Board of Curators Holds Meeting to Listen to Student Concerns
The University of Missouri Board of Curators held a meeting Friday afternoon to listen to the concerns of multiple student groups. 13 groups registered for the chance to speak to the board and other campus leaders, including newly appointed interim diversity chancellor Chuck Henson, interim UM system president Mike Middleton, and interim MU chancellor Hank Foley.
Don Cupps, one of the curators, said the meeting was called to give board members a chance to listen to the comments.
“We want you to speak very succinctly and directly to the issue,” Cupps said. “We are interested in hearing and we will not be asking questions unless we don’t understand something.”
Cupps opened the meeting saying he didn’t realize today’s discussion was scheduled on the Friday before Thanksgiving break. Timothy Love, speaking on behalf of the English Graduate Student Association, challenged the curators on the rationale behind the scheduling of the meeting.
“I am interested in discussions that end in effective results,” Love said. “And I am wondering if this discussion will end in effective results. Why in the hell did you schedule this on the eve on Thanksgiving break? Are you interested in results? If you are interested in results you should’ve had this meeting a long time ago.”
Love also asked the curators about the resignation of former UM system president Tim Wolfe.
“Did you urge Tim Wolfe to resign from office because the football players threatened to deprive this university of $1 miilion?” Love said. “Or did you do it because it was the right thing to do?”
Shelbey Parnell, an original member of Concerned Student 1950, also spoke to the panel. She said Wolfe’s removal or resignation met one demand, but the group still had others.
“Though Tim Wolfe has resigned, our second demand has still not been completely met,” Parnell said. “There is still a current demand for shared governance in terms of selecting those who rule our campus and our system.”
Issues of lack of diversity were frequently brought up. Another major issue brought to the Board of Curators’ attention was the lack of funding for MU campus libraries, following the failure of a proposed increase in library fees last week. Tyler Adelstein, speaking on behalf of the University of Missouri Library Ambassadors, said the university’s funding shouldn’t be an extra burden on students.
“I don’t think that the fee failed because they didn’t want to see the libraries better,” Adelstein said. “The fee failed because they thought that library is such an essential part of the university that it should come from the general revenue of the university.”

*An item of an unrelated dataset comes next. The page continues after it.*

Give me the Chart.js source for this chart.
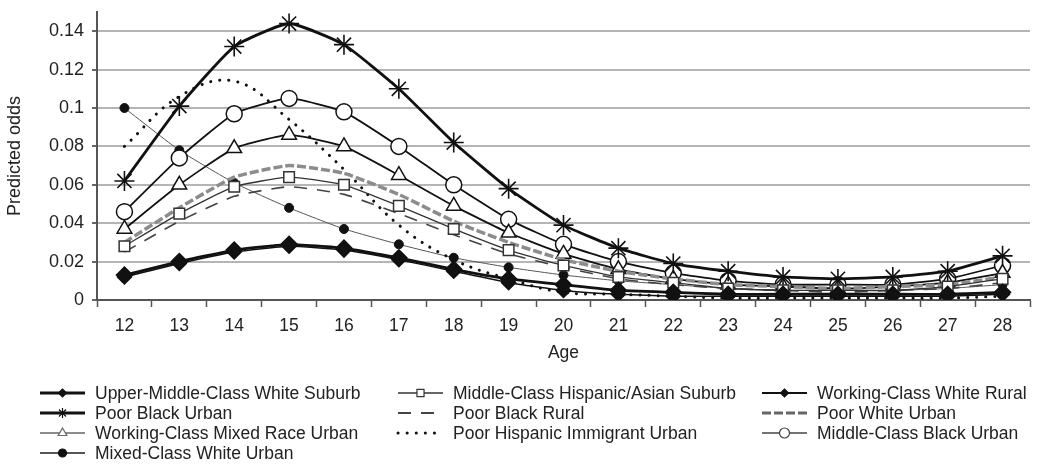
<!DOCTYPE html>
<html>
<head>
<meta charset="utf-8">
<script src="https://cdn.jsdelivr.net/npm/chart.js@4/dist/chart.umd.min.js"></script>
<style>
  html, body { margin: 0; background: #fff; }
  #wrap { width: 1050px; height: 472px; }
</style>
</head>
<body>
<div id="wrap"><canvas id="oddsChart"></canvas></div>
<script>
// eta (asse x)
const ages = ['12', '13', '14', '15', '16', '17', '18', '19', '20', '21', '22', '23', '24', '25', '26', '27', '28'];
// tacche asse y
const yTicks = [0, 0.02, 0.04, 0.06, 0.08, 0.1, 0.12, 0.14];

// odds previste per gruppo
const upperMiddleWhiteSuburb = [0.013, 0.020, 0.026, 0.029, 0.027, 0.022, 0.016, 0.011, 0.008, 0.005, 0.004, 0.003, 0.003, 0.003, 0.003, 0.003, 0.004];
const middleHispanicAsianSuburb = [0.028, 0.045, 0.059, 0.064, 0.060, 0.049, 0.037, 0.026, 0.018, 0.012, 0.009, 0.006, 0.005, 0.005, 0.005, 0.007, 0.011];
const workingWhiteRural = [0.012, 0.019, 0.025, 0.028, 0.026, 0.021, 0.015, 0.009, 0.005, 0.003, 0.002, 0.002, 0.002, 0.002, 0.002, 0.002, 0.003];
const poorBlackUrban = [0.062, 0.101, 0.132, 0.144, 0.133, 0.110, 0.082, 0.058, 0.039, 0.027, 0.019, 0.015, 0.012, 0.011, 0.012, 0.015, 0.023];
const poorBlackRural = [0.025, 0.041, 0.054, 0.059, 0.055, 0.045, 0.034, 0.024, 0.017, 0.011, 0.008, 0.006, 0.005, 0.004, 0.005, 0.006, 0.009];
const poorWhiteUrban = [0.030, 0.048, 0.064, 0.070, 0.066, 0.055, 0.041, 0.030, 0.021, 0.015, 0.011, 0.008, 0.007, 0.006, 0.007, 0.008, 0.012];
const workingMixedRaceUrban = [0.037, 0.060, 0.079, 0.086, 0.080, 0.065, 0.049, 0.035, 0.024, 0.016, 0.011, 0.008, 0.007, 0.006, 0.007, 0.009, 0.014];
const poorHispanicImmigrantUrban = [0.080, 0.106, 0.114, 0.094, 0.068, 0.039, 0.021, 0.011, 0.004, 0.003, 0.002, 0.001, 0.001, 0.001, 0.001, 0.001, 0.002];
const middleBlackUrban = [0.046, 0.074, 0.097, 0.105, 0.098, 0.080, 0.060, 0.042, 0.029, 0.020, 0.014, 0.010, 0.008, 0.008, 0.008, 0.011, 0.018];
const mixedWhiteUrban = [0.100, 0.078, 0.061, 0.048, 0.037, 0.029, 0.022, 0.017, 0.013, 0.010, 0.008, 0.006, 0.005, 0.005, 0.005, 0.006, 0.008];

const FONT = "'Liberation Sans', Arial, sans-serif";
const TEXT = '#222';

// stile comune di una serie
const serie = (label, data, o) => Object.assign({
    label: label,
    data: data,
    borderColor: '#111',
    borderWidth: 2,
    borderDash: [],
    pointStyle: false,
    pointRadius: 0,
    pointBackgroundColor: '#fff',
    pointBorderColor: '#111',
    pointBorderWidth: 1.5,
    tension: 0.15,
    fill: false,
    legendWidth: 2,
    legendMarker: 4.5
}, o);

// ordine = ordine della legenda (3 colonne)
const datasets = [
    serie('Upper-Middle-Class White Suburb', upperMiddleWhiteSuburb, {
        borderWidth: 2.8, pointStyle: 'rectRot', pointRadius: 8, pointBackgroundColor: '#111', tension: 0.1, legendWidth: 3, legendMarker: 4
    }),
    serie('Middle-Class Hispanic/Asian Suburb', middleHispanicAsianSuburb, {
        borderColor: '#333', borderWidth: 1.3, pointStyle: 'rect', pointRadius: 7.5, pointBorderColor: '#333', legendWidth: 1.5, legendMarker: 5
    }),
    serie('Working-Class White Rural', workingWhiteRural, {
        borderWidth: 1.5, pointStyle: 'rectRot', pointRadius: 7, pointBackgroundColor: '#111', legendWidth: 2, legendMarker: 4
    }),
    serie('Poor Black Urban', poorBlackUrban, {
        borderWidth: 2.8, pointStyle: 'star', pointRadius: 10, pointBorderWidth: 1.6, legendWidth: 3, legendMarker: 5
    }),
    serie('Poor Black Rural', poorBlackRural, {
        borderColor: '#444', borderWidth: 1.6, borderDash: [13, 10], legendWidth: 2
    }),
    serie('Poor White Urban', poorWhiteUrban, {
        borderColor: '#8c8c8c', borderWidth: 3.5, borderDash: [9, 3], legendWidth: 3, legendColor: '#666'
    }),
    serie('Working-Class Mixed Race Urban', workingMixedRaceUrban, {
        borderWidth: 1.8, pointStyle: 'triangle', pointRadius: 8.5, legendWidth: 1.5, legendColor: '#666', legendMarker: 5
    }),
    serie('Poor Hispanic Immigrant Urban', poorHispanicImmigrantUrban, {
        borderWidth: 3, borderDash: [0.1, 9], borderCapStyle: 'round', tension: 0.4, legendWidth: 3
    }),
    serie('Middle-Class Black Urban', middleBlackUrban, {
        borderWidth: 1.8, pointStyle: 'circle', pointRadius: 8, legendWidth: 1.5, legendColor: '#444', legendMarker: 5
    }),
    serie('Mixed-Class White Urban', mixedWhiteUrban, {
        borderColor: '#555', borderWidth: 1, pointStyle: 'circle', pointRadius: 4.5, pointBackgroundColor: '#111', pointBorderWidth: 1, legendWidth: 2, legendMarker: 4
    })
];

// legenda disegnata a griglia sotto il grafico
const gridLegend = {
    id: 'gridLegend',
    afterDraw(chart) {
        const ctx = chart.ctx;
        const colX = [40, 398, 762];
        const rowY = [393, 413, 433, 453];
        chart.data.datasets.forEach((ds, i) => {
            const x = colX[i % 3];
            const y = rowY[Math.floor(i / 3)];
            ctx.save();
            // linea campione
            ctx.strokeStyle = ds.legendColor || ds.borderColor;
            ctx.lineWidth = ds.legendWidth;
            ctx.setLineDash(ds.borderDash.length ? ds.borderDash : []);
            ctx.lineCap = ds.borderCapStyle || 'butt';
            ctx.beginPath();
            ctx.moveTo(x, y);
            ctx.lineTo(x + 45, y);
            ctx.stroke();
            ctx.setLineDash([]);
            // marcatore
            if (ds.pointStyle) {
                ctx.fillStyle = ds.pointBackgroundColor;
                ctx.strokeStyle = ds.legendColor || ds.pointBorderColor;
                ctx.lineWidth = 1.2;
                Chart.helpers.drawPoint(ctx, { pointStyle: ds.pointStyle, radius: ds.legendMarker, borderWidth: 1.2, rotation: 0 }, x + 22.5, y);
            }
            // etichetta
            ctx.fillStyle = TEXT;
            ctx.font = '17.5px ' + FONT;
            ctx.textBaseline = 'middle';
            ctx.fillText(ds.label, x + 55, y + 1);
            ctx.restore();
        });
    }
};

new Chart(document.getElementById('oddsChart'), {
    type: 'line',
    data: { labels: ages, datasets: datasets },
    plugins: [gridLegend],
    options: {
        responsive: true,
        maintainAspectRatio: false,
        animation: false,
        layout: { padding: { top: 12, right: 20, bottom: 102, left: 0 } },
        plugins: {
            legend: { display: false },
            tooltip: { enabled: false }
        },
        scales: {
            x: {
                offset: true,
                grid: { display: true, drawOnChartArea: false, drawTicks: true, tickLength: 7, tickColor: '#555', tickWidth: 1.5, offset: true },
                border: { color: '#555', width: 2 },
                ticks: { font: { family: FONT, size: 17.5 }, color: TEXT, padding: 9, maxRotation: 0, autoSkip: false },
                title: { display: true, text: 'Age', font: { family: FONT, size: 17.5 }, color: TEXT, padding: { top: 4, bottom: 6 } },
                afterFit: s => { s.height = 70; }
            },
            y: {
                min: 0,
                max: 0.15,
                afterBuildTicks: s => { s.ticks = yTicks.map(v => ({ value: v })); },
                ticks: { font: { family: FONT, size: 18 }, color: TEXT, padding: 8, callback: v => String(+v.toFixed(2)) },
                grid: { color: '#b5b5b5', lineWidth: 2, tickLength: 5, tickColor: '#666' },
                border: { color: '#555', width: 2 },
                title: { display: true, text: 'Predicted odds', font: { family: FONT, size: 18 }, color: TEXT, padding: { top: 4, bottom: 4 } },
                afterFit: s => { s.width = 97; s.paddingTop = 0; s.paddingBottom = 0; }
            }
        }
    }
});
</script>
</body>
</html>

Adelstein also said compared to other Association of American universities, MU libraries are understaffed by about 100 people, have a collections budget of only $8 million compared to the average of $14 million, and are often overcrowded.
Adelstein pointed out the last time significant money was given to the libraries was in 1988, when an extension was built for Ellis Library. He said the library was built for 20,000 students but the university has now grown to 35,000.
The members speaking on behalf of the Forum on Graduate Rights said the short notice of the meeting and the reduction of time allotted to speak was representative of the system’s views of graduate students as a whole.
Kristofferson Culmer, a member of the forum, said the curator’s decisions fell in line with the less than 12-hour notice that was given about their health insurance being cut. He also pointed to their stipend as an example of the lack of appreciation for graduate students.
Following the listening session, Cupps said they would review their notes before holding a press conference addressing the students’ concerns.